» **AVAILABLE DATA**

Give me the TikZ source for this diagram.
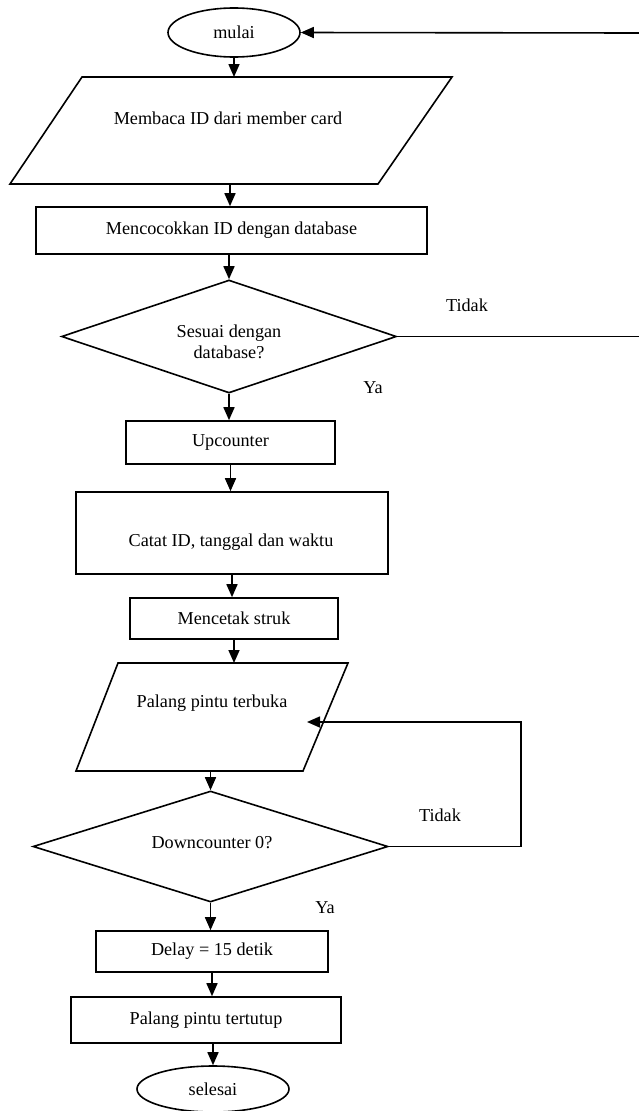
\documentclass[tikz,border=0pt]{standalone}
\usepackage{fontspec}
\setmainfont{Liberation Serif}
\usetikzlibrary{arrows.meta,shapes.geometric}
\begin{document}
\begin{tikzpicture}[x=1pt,y=-1pt, line width=1.6pt,
  font=\fontsize{18.2}{21.5}\selectfont,
  box/.style={draw, rectangle, inner sep=0pt},
  term/.style={draw, ellipse, inner sep=0pt},
  dec/.style={draw, diamond, inner sep=0pt, aspect=3},
  txt/.style={inner sep=0pt, align=center},
  arr/.style={-{Triangle[length=13pt,width=11pt]}}]
\useasboundingbox (0,0) rectangle (639,1111);

% shapes
\node[term, minimum width=132pt, minimum height=49pt] (start) at (234,32.5) {mulai};
\coordinate (P1tl) at (82,77);  \coordinate (P1tr) at (452,77);
\coordinate (P1br) at (378,184); \coordinate (P1bl) at (10,184);
\draw (P1tl) -- (P1tr) -- (P1br) -- (P1bl) -- cycle;
\coordinate (P1t) at (233,77); \coordinate (P1b) at (230,184);
\node[txt] (p1) at (228,118) {Membaca ID dari member card};

\node[box, minimum width=391pt, minimum height=47pt] (r1) at (231.5,230.5) {Mencocokkan ID dengan database};
\node[dec, minimum width=335pt, minimum height=113pt] (d1) at (229,336.5) {};
\node[txt] (d1t) at (229,342) {Sesuai dengan\\database?};

\node[box, minimum width=209pt, minimum height=43pt] (r2) at (230.5,442.5) {Upcounter};
\node[box, minimum width=312pt, minimum height=82pt] (r3) at (232,533) {};
\node[txt] (r3t) at (231,542) {Catat ID, tanggal dan waktu};
\node[box, minimum width=208pt, minimum height=41pt] (r4) at (234,618.5) {Mencetak struk};

\coordinate (P2tl) at (118,663); \coordinate (P2tr) at (348,663);
\coordinate (P2br) at (303,771); \coordinate (P2bl) at (76,771);
\draw (P2tl) -- (P2tr) -- (P2br) -- (P2bl) -- cycle;
\coordinate (P2t) at (236,663); \coordinate (P2b) at (215,771);
\coordinate (P2in) at (307,722);
\node[txt] (p2) at (212,703) {Palang pintu terbuka};

\node[dec, minimum width=355pt, minimum height=111pt] (d2) at (210.5,846.5) {};
\node[txt] (d2t) at (212,843) {Downcounter 0?};

\node[box, minimum width=232pt, minimum height=41pt] (r5) at (212,951.5) {Delay = 15 detik};
\node[box, minimum width=270pt, minimum height=46pt] (r6) at (206,1020) {Palang pintu tertutup};
\node[term, minimum width=152pt, minimum height=46pt] (e2) at (213,1089) {selesai};

% labels
\node[txt] (l1) at (467,305) {Tidak};
\node[txt] (l2) at (373,388) {Ya};
\node[txt] (l3) at (440,815) {Tidak};
\node[txt] (l4) at (325,908) {Ya};

% connectors
\coordinate (entry) at (639,33);
\coordinate (exit1) at (639,336.5);
\coordinate (loopx) at (521,722);
\draw[arr] (entry) -- (start.east);
\draw[arr] (start.south) -- (start.south |- P1t);
\draw[arr] (P1b) -- (P1b |- r1.north);
\draw[arr] (d1.north |- r1.south) -- (d1.north);
\draw (d1.east) -- (exit1);
\draw[arr] (d1.south) -- (d1.south |- r2.north);
\draw[arr] (r2.south) -- (r2.south |- r3.north);
\draw[arr] (r3.south) -- (r3.south |- r4.north);
\draw[arr] (r4.south) -- (r4.south |- P2t);
\draw[arr] (d2.north |- P2b) -- (d2.north);
\draw[arr] (d2.east) -| (loopx) -- (P2in);
\draw[arr] (d2.south) -- (d2.south |- r5.north);
\draw[arr] (r5.south) -- (r5.south |- r6.north);
\draw[arr] (e2.north |- r6.south) -- (e2.north);
\end{tikzpicture}
\end{document}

» **SET TASK**
Take the material above from its first line through the line holding "minimum width=208pt, minimum" and set it down exactly, without the pictures.

» **RIGHT ANSWER**
Give me the TikZ source for this diagram.
\documentclass[tikz,border=0pt]{standalone}
\usepackage{fontspec}
\setmainfont{Liberation Serif}
\usetikzlibrary{arrows.meta,shapes.geometric}
\begin{document}
\begin{tikzpicture}[x=1pt,y=-1pt, line width=1.6pt,
  font=\fontsize{18.2}{21.5}\selectfont,
  box/.style={draw, rectangle, inner sep=0pt},
  term/.style={draw, ellipse, inner sep=0pt},
  dec/.style={draw, diamond, inner sep=0pt, aspect=3},
  txt/.style={inner sep=0pt, align=center},
  arr/.style={-{Triangle[length=13pt,width=11pt]}}]
\useasboundingbox (0,0) rectangle (639,1111);

% shapes
\node[term, minimum width=132pt, minimum height=49pt] (start) at (234,32.5) {mulai};
\coordinate (P1tl) at (82,77);  \coordinate (P1tr) at (452,77);
\coordinate (P1br) at (378,184); \coordinate (P1bl) at (10,184);
\draw (P1tl) -- (P1tr) -- (P1br) -- (P1bl) -- cycle;
\coordinate (P1t) at (233,77); \coordinate (P1b) at (230,184);
\node[txt] (p1) at (228,118) {Membaca ID dari member card};

\node[box, minimum width=391pt, minimum height=47pt] (r1) at (231.5,230.5) {Mencocokkan ID dengan database};
\node[dec, minimum width=335pt, minimum height=113pt] (d1) at (229,336.5) {};
\node[txt] (d1t) at (229,342) {Sesuai dengan\\database?};

\node[box, minimum width=209pt, minimum height=43pt] (r2) at (230.5,442.5) {Upcounter};
\node[box, minimum width=312pt, minimum height=82pt] (r3) at (232,533) {};
\node[txt] (r3t) at (231,542) {Catat ID, tanggal dan waktu};
\node[box, minimum width=208pt, minimum height=41pt] (r4) at (234,618.5) {Mencetak struk};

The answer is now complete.